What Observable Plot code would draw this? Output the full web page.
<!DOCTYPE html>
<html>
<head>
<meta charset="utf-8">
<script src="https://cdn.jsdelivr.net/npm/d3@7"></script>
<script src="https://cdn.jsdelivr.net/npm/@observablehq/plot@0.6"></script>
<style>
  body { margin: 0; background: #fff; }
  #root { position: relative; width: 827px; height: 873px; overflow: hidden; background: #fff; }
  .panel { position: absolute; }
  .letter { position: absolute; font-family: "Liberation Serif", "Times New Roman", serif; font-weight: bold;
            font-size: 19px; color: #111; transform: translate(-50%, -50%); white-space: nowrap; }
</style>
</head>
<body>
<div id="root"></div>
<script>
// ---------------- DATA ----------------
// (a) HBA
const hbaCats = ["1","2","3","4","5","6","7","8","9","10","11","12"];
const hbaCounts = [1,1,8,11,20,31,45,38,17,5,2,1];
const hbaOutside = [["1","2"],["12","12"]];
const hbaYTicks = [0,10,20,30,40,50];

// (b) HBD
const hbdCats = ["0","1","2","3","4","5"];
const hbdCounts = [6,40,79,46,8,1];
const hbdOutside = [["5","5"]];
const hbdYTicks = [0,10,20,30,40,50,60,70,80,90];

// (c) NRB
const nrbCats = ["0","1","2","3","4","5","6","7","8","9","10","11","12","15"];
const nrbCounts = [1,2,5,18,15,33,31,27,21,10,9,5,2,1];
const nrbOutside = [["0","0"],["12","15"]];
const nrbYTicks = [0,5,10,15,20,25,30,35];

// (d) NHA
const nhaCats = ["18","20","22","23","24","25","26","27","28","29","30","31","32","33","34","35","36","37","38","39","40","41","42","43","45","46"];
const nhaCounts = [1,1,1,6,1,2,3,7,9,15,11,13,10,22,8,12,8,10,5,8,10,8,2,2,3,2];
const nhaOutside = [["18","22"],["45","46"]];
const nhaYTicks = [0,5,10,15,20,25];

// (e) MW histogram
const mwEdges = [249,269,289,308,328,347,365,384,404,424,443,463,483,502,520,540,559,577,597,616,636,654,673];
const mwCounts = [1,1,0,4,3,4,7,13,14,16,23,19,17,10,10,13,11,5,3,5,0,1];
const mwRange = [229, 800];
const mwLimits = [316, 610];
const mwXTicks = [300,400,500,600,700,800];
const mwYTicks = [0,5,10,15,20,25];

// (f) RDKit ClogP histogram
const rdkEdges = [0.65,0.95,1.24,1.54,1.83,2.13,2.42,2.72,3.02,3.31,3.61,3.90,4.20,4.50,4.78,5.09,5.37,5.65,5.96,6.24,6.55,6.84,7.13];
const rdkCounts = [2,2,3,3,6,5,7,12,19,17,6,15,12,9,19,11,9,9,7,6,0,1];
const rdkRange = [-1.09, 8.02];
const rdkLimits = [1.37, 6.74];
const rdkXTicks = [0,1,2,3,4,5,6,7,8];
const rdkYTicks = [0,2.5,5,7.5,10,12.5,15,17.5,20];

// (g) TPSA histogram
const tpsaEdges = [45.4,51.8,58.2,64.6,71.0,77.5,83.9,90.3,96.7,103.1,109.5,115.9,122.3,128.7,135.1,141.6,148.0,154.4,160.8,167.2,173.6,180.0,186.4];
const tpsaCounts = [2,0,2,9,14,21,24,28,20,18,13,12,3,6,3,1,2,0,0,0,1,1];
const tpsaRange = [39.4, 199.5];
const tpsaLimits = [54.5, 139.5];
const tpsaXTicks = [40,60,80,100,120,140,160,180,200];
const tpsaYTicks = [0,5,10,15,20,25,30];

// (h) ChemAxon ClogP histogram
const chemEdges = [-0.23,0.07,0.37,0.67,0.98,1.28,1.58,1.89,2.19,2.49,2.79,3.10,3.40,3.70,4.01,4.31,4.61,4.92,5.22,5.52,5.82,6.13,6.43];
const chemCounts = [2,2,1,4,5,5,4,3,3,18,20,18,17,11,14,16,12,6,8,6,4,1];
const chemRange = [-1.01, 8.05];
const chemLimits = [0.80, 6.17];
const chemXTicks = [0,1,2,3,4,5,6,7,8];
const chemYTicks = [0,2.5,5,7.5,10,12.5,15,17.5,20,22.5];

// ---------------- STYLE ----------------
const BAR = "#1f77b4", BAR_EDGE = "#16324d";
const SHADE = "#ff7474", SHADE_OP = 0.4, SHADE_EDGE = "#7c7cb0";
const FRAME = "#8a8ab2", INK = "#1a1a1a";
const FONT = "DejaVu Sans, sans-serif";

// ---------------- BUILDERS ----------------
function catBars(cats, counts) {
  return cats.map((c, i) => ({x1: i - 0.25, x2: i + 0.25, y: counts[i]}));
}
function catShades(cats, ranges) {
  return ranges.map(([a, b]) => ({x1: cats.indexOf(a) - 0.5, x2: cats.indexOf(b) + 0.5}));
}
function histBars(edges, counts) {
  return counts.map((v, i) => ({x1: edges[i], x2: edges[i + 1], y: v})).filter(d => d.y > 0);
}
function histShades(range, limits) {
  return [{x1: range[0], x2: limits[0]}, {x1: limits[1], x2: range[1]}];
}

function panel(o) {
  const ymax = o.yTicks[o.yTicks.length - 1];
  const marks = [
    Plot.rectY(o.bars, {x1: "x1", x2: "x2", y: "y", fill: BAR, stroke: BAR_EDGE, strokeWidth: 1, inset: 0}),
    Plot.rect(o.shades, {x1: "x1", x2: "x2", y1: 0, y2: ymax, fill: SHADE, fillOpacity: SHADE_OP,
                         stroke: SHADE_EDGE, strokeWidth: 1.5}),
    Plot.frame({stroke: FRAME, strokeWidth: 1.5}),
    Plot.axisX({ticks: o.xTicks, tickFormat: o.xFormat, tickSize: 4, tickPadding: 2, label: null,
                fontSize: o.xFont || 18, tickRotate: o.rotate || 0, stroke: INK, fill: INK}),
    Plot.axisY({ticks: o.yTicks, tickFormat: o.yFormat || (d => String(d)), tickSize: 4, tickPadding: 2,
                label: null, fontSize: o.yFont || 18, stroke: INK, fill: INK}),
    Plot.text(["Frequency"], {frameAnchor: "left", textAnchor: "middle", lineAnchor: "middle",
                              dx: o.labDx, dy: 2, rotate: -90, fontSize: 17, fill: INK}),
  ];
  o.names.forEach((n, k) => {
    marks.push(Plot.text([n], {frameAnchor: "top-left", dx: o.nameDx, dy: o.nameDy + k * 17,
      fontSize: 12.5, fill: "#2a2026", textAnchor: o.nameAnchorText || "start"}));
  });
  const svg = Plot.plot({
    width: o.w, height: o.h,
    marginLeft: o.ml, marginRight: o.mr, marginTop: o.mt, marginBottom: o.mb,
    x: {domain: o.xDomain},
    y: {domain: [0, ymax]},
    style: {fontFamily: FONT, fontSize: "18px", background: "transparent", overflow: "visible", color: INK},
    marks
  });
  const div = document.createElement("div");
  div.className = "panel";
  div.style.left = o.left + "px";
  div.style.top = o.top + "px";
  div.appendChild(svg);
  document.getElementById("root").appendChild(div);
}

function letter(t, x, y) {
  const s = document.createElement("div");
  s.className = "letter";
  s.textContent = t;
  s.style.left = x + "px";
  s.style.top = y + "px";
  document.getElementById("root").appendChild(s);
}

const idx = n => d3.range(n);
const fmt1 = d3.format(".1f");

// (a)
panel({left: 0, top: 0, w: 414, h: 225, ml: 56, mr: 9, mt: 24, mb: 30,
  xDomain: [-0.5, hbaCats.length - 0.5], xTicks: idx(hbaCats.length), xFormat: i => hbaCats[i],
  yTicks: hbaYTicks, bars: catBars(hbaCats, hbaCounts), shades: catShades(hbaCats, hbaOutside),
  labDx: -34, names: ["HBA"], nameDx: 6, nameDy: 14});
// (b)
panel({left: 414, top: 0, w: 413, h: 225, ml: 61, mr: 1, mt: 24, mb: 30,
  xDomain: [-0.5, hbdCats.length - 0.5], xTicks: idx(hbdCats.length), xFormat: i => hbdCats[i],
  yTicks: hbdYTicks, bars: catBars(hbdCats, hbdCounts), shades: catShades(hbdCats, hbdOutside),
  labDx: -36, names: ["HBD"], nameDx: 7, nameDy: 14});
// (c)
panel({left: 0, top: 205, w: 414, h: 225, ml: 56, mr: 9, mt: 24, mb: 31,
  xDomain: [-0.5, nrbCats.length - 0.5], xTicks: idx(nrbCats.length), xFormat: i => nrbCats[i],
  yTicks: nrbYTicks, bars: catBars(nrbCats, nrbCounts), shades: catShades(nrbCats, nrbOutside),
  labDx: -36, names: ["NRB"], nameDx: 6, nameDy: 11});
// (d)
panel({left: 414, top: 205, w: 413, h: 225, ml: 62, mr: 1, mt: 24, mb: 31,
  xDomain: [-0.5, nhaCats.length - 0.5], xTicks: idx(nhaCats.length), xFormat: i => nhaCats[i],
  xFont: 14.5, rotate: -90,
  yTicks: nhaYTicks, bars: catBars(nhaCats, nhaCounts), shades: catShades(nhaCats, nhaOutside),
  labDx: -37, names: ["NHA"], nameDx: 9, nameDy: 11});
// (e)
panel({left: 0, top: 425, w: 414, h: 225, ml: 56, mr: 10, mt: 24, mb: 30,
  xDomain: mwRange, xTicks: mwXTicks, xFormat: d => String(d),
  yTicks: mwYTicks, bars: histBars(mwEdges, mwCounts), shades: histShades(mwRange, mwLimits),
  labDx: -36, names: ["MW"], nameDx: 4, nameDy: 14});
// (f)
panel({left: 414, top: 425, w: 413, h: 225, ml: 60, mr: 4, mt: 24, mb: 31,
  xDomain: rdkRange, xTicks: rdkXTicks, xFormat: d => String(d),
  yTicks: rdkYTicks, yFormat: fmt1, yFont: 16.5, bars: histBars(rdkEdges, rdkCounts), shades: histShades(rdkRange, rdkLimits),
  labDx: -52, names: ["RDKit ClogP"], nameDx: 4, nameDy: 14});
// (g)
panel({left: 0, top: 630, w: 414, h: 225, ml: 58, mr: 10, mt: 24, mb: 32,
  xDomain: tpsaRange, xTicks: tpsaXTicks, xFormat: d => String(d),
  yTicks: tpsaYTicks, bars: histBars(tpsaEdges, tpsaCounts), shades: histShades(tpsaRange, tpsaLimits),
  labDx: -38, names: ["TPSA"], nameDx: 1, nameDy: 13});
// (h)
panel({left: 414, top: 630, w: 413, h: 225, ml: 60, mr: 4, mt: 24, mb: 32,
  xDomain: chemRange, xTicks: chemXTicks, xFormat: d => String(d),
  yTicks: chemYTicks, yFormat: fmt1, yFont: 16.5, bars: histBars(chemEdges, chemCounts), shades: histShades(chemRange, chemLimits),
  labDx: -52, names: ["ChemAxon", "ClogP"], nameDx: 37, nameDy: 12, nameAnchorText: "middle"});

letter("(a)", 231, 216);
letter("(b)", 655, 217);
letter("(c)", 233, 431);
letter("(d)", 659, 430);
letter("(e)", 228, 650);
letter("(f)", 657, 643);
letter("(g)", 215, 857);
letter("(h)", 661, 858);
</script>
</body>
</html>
┄┄┄┄┄┄┄┄┄┄┄┄┄┄┄┄┄┄┄┄
The task – Copy the lines from the start of the data verbatim, stopping after the line containing "const nhaYTicks = [0,5,10,15,20,25];".

Response to the task –
What Observable Plot code would draw this? Output the full web page.
<!DOCTYPE html>
<html>
<head>
<meta charset="utf-8">
<script src="https://cdn.jsdelivr.net/npm/d3@7"></script>
<script src="https://cdn.jsdelivr.net/npm/@observablehq/plot@0.6"></script>
<style>
  body { margin: 0; background: #fff; }
  #root { position: relative; width: 827px; height: 873px; overflow: hidden; background: #fff; }
  .panel { position: absolute; }
  .letter { position: absolute; font-family: "Liberation Serif", "Times New Roman", serif; font-weight: bold;
            font-size: 19px; color: #111; transform: translate(-50%, -50%); white-space: nowrap; }
</style>
</head>
<body>
<div id="root"></div>
<script>
// ---------------- DATA ----------------
// (a) HBA
const hbaCats = ["1","2","3","4","5","6","7","8","9","10","11","12"];
const hbaCounts = [1,1,8,11,20,31,45,38,17,5,2,1];
const hbaOutside = [["1","2"],["12","12"]];
const hbaYTicks = [0,10,20,30,40,50];

// (b) HBD
const hbdCats = ["0","1","2","3","4","5"];
const hbdCounts = [6,40,79,46,8,1];
const hbdOutside = [["5","5"]];
const hbdYTicks = [0,10,20,30,40,50,60,70,80,90];

// (c) NRB
const nrbCats = ["0","1","2","3","4","5","6","7","8","9","10","11","12","15"];
const nrbCounts = [1,2,5,18,15,33,31,27,21,10,9,5,2,1];
const nrbOutside = [["0","0"],["12","15"]];
const nrbYTicks = [0,5,10,15,20,25,30,35];

// (d) NHA
const nhaCats = ["18","20","22","23","24","25","26","27","28","29","30","31","32","33","34","35","36","37","38","39","40","41","42","43","45","46"];
const nhaCounts = [1,1,1,6,1,2,3,7,9,15,11,13,10,22,8,12,8,10,5,8,10,8,2,2,3,2];
const nhaOutside = [["18","22"],["45","46"]];
const nhaYTicks = [0,5,10,15,20,25];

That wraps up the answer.